Health could become an issue down the road. Last season Brooks missed eleven Bundesliga matches due to injury. This year he already had to sit out four. „The bigger the player, the bigger the wear and tear on his joints and muscles“ that’s a sad truth in all sports. Let’s hope Brooks doesn’t develop any nagging issues.

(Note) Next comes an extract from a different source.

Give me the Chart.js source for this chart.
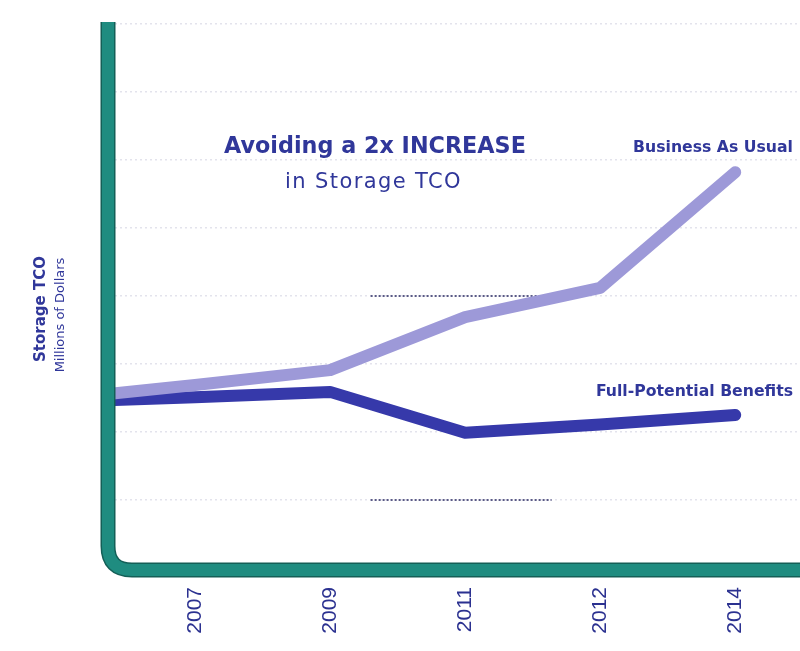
<!DOCTYPE html>
<html><head><meta charset="utf-8">
<script src="https://cdn.jsdelivr.net/npm/chart.js@4/dist/chart.umd.min.js"></script>
<style>html,body{margin:0;padding:0;background:#fff;overflow:hidden}#wrap{width:800px;height:651px}</style>
</head><body><div id="wrap"><canvas id="c" width="800" height="651"></canvas></div>
<script>
// Categories (x axis tick labels)
const years = ['2007', '2009', '2011', '2012', '2014'];
// Storage TCO (arbitrary units) at each year
const businessAsUsual = [26.9, 29.1, 36.9, 41.2, 58.2];
const fullPotential   = [25.1, 25.9, 19.9, 21.1, 22.5];
// Values where each line meets the y axis
const axisStart = { businessAsUsual: 25.7, fullPotential: 24.7 };
// Y gridline values
const yMax = 80, yStep = 10;

const X_MIN = -0.593, X_MAX = 4.48;
function toPoints(start, arr) {
  return [{ x: X_MIN, y: start }].concat(arr.map((v, i) => ({ x: i, y: v })));
}

const NAVY = '#30379a';
const FONT = '"DejaVu Sans"';
const decor = {
  id: 'decor',
  beforeDatasetsDraw(chart) {
    const { ctx } = chart;
    const xs = chart.scales.x, ys = chart.scales.y;
    ctx.save();
    ctx.strokeStyle = '#5b5a86';
    ctx.lineWidth = 2;
    ctx.setLineDash([2, 2]);
    [[40, 1.30, 2.57], [10, 1.30, 2.64]].forEach(([v, a, b]) => {
      const y = ys.getPixelForValue(v);
      ctx.beginPath();
      ctx.moveTo(xs.getPixelForValue(a), y);
      ctx.lineTo(xs.getPixelForValue(b), y);
      ctx.stroke();
    });
    ctx.restore();
  },
  afterDatasetsDraw(chart) {
    const { ctx, chartArea: a } = chart;
    const x0 = a.left - 7, yb = a.bottom + 2, r = 24;
    ctx.save();
    ctx.lineJoin = 'round';
    const path = () => {
      ctx.beginPath();
      ctx.moveTo(x0, a.top - 2);
      ctx.lineTo(x0, yb - r);
      ctx.quadraticCurveTo(x0, yb, x0 + r, yb);
      ctx.lineTo(chart.width + 10, yb);
    };
    path(); ctx.lineWidth = 15; ctx.strokeStyle = '#145f57'; ctx.stroke();
    path(); ctx.lineWidth = 12; ctx.strokeStyle = '#1f8c80'; ctx.stroke();
    ctx.restore();
  },
  afterDraw(chart) {
    const { ctx } = chart;
    ctx.save();
    ctx.fillStyle = NAVY;
    ctx.textBaseline = 'middle';
    ctx.textAlign = 'left';
    ctx.font = 'bold 22.3px ' + FONT;
    ctx.fillText('Avoiding a 2x INCREASE', 224, 147);
    ctx.font = '21px ' + FONT;
    ctx.letterSpacing = '1.4px';
    ctx.fillText('in Storage TCO', 285, 183);
    ctx.letterSpacing = '0px';
    ctx.font = 'bold 15.7px ' + FONT;
    ctx.textAlign = 'right';
    ctx.fillText('Business As Usual', 793, 148);
    ctx.fillText('Full-Potential Benefits', 793, 392);
    // y axis title
    ctx.textAlign = 'center';
    ctx.translate(41, 309);
    ctx.rotate(-Math.PI / 2);
    ctx.font = 'bold 15px ' + FONT;
    ctx.fillText('Storage TCO', 0, 0);
    ctx.font = '13px ' + FONT;
    ctx.fillText('Millions of Dollars', -6, 20);
    ctx.restore();
  }
};

new Chart(document.getElementById('c'), {
  type: 'line',
  data: {
    datasets: [
      {
        label: 'Business As Usual',
        data: toPoints(axisStart.businessAsUsual, businessAsUsual),
        borderColor: '#9d99d8',
        borderWidth: 12,
        pointRadius: 0,
        borderJoinStyle: 'round',
        borderCapStyle: 'round',
        tension: 0
      },
      {
        label: 'Full-Potential Benefits',
        data: toPoints(axisStart.fullPotential, fullPotential),
        borderColor: '#3639aa',
        borderWidth: 12,
        pointRadius: 0,
        borderJoinStyle: 'round',
        borderCapStyle: 'round',
        tension: 0
      }
    ]
  },
  options: {
    responsive: false,
    devicePixelRatio: 1,
    animation: false,
    layout: { padding: { top: 24, right: 0, left: 0, bottom: 0 } },
    plugins: { legend: { display: false }, tooltip: { enabled: false } },
    scales: {
      x: {
        type: 'linear',
        min: X_MIN, max: X_MAX,
        grid: { display: false },
        border: { display: false },
        afterBuildTicks: s => { s.ticks = years.map((_, i) => ({ value: i })); },
        afterFit: s => { s.height = 83; },
        ticks: {
          callback: v => years[v],
          minRotation: 90, maxRotation: 90,
          padding: 11,
          color: '#2b3190',
          font: { family: '"Liberation Sans"', size: 21 }
        }
      },
      y: {
        min: 0, max: yMax,
        afterFit: s => { s.width = 115; },
        ticks: { stepSize: yStep, display: false },
        border: { display: false, dash: [2, 3] },
        grid: {
          drawTicks: false,
          color: 'rgba(175,175,200,0.35)',
          lineWidth: 1.5
        }
      }
    }
  },
  plugins: [decor]
});
</script>
</body></html>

I mentioned above that Brooks is 23 years “young”. Well, the average age of the current German national team is 24.9 years, so 23 years old isn’t considered all that young anymore, plus Brooks actually turns 24 in January. Everybody who expects Brooks to evolve into the next Sergio Ramos is setting himself up for disappointment. Hoffenheim’s Niklas Süle turned 21 in September and is linked with the likes of Bayern, Juventus and Atletico. Leverkusen’s Jonathan Tah is on his second Champions League campaign at age 20. Shkodran Mustafi has made appearances in Serie A, La Liga and the Premiership, which is crazy since he turned 24 in April. Samuel Umtiti is 22 and secured a Barcelona move last summer. Raphael Varane is 23 just like Brooks, but the young Frenchman has been on Real Madrid roster since 2011. As crazy as it sounds, 23-year-old footballers are considered “finished products” these days.

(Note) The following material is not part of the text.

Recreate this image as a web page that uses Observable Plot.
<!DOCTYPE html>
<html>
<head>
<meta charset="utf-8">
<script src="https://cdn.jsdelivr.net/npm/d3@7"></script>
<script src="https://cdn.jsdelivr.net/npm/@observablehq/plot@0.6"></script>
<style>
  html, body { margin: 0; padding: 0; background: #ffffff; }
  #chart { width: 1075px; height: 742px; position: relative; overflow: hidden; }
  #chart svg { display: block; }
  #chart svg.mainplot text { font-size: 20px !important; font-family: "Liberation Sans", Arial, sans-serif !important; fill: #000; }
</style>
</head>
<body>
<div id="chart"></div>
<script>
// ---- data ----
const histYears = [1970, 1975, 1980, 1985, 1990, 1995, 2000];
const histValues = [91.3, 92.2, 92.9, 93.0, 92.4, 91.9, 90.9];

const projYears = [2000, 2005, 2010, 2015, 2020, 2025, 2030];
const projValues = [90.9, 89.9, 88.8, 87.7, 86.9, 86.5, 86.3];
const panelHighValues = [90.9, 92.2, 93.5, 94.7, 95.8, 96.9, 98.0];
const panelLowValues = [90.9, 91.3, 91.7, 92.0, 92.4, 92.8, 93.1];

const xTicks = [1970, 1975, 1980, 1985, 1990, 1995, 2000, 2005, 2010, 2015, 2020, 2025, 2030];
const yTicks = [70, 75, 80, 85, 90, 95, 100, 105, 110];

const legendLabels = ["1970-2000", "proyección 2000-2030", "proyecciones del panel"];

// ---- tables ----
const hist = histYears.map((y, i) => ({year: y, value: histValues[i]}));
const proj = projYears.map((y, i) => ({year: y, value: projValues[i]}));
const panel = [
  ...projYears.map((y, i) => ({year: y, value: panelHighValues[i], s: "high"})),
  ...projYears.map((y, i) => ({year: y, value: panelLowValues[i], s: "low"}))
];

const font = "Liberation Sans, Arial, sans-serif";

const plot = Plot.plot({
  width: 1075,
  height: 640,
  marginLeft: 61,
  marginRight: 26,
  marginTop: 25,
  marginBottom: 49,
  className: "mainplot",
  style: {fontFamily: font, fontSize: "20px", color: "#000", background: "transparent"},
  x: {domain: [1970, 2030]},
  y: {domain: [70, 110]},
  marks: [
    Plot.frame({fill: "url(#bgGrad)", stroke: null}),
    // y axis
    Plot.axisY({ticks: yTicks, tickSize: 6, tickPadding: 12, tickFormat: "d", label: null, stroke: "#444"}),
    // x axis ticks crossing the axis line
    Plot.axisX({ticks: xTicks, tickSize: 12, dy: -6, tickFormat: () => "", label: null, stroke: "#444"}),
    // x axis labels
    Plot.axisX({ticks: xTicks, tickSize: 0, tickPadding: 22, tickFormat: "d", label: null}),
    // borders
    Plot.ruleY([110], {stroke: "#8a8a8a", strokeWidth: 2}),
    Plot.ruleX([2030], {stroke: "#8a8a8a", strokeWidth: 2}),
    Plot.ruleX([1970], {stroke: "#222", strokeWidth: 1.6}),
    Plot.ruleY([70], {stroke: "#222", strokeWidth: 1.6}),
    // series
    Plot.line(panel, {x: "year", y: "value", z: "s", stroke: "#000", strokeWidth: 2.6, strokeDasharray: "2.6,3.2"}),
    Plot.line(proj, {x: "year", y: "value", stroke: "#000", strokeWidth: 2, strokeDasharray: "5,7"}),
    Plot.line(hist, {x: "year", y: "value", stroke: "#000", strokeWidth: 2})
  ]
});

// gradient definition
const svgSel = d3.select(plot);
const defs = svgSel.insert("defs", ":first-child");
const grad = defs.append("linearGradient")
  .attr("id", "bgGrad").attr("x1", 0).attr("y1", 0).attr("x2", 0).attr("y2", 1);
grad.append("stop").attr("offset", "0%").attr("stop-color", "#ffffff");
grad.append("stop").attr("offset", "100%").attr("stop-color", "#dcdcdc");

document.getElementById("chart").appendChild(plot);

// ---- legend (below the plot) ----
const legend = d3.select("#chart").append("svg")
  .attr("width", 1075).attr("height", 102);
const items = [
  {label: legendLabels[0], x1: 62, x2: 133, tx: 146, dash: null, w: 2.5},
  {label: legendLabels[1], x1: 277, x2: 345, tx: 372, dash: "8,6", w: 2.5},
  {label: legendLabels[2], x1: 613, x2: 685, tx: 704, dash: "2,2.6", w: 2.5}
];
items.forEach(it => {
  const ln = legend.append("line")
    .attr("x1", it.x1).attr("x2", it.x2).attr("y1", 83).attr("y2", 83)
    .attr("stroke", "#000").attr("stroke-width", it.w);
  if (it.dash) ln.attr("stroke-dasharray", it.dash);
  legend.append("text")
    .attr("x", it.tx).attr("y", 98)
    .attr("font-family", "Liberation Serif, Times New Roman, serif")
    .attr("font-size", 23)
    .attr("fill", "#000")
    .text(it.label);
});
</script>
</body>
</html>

Only a handful manage to break into the world-class tier at a later age. Unfortunately, most of those late bloomers are strikers (Luca Toni, Didier Drogba). So don’t be surprised if you have already seen everything Brooks can do. This might sound bad thing, but let’s not forget that he’s among the best 10 Bundesliga center backs right now. What JAB has shown for club and country so far is pretty damn good. So even if Brooks never becomes elite and „only“ wears the Hertha BSC jersey throughout his career, USMNT fans can rejoice. No disrespect to Geoff Cameron, Eddie Pope or Carlos Bocanegra, but Brooks is already the best central defender in American football history (by far) and is on track to go down as the best US player overall once he retires.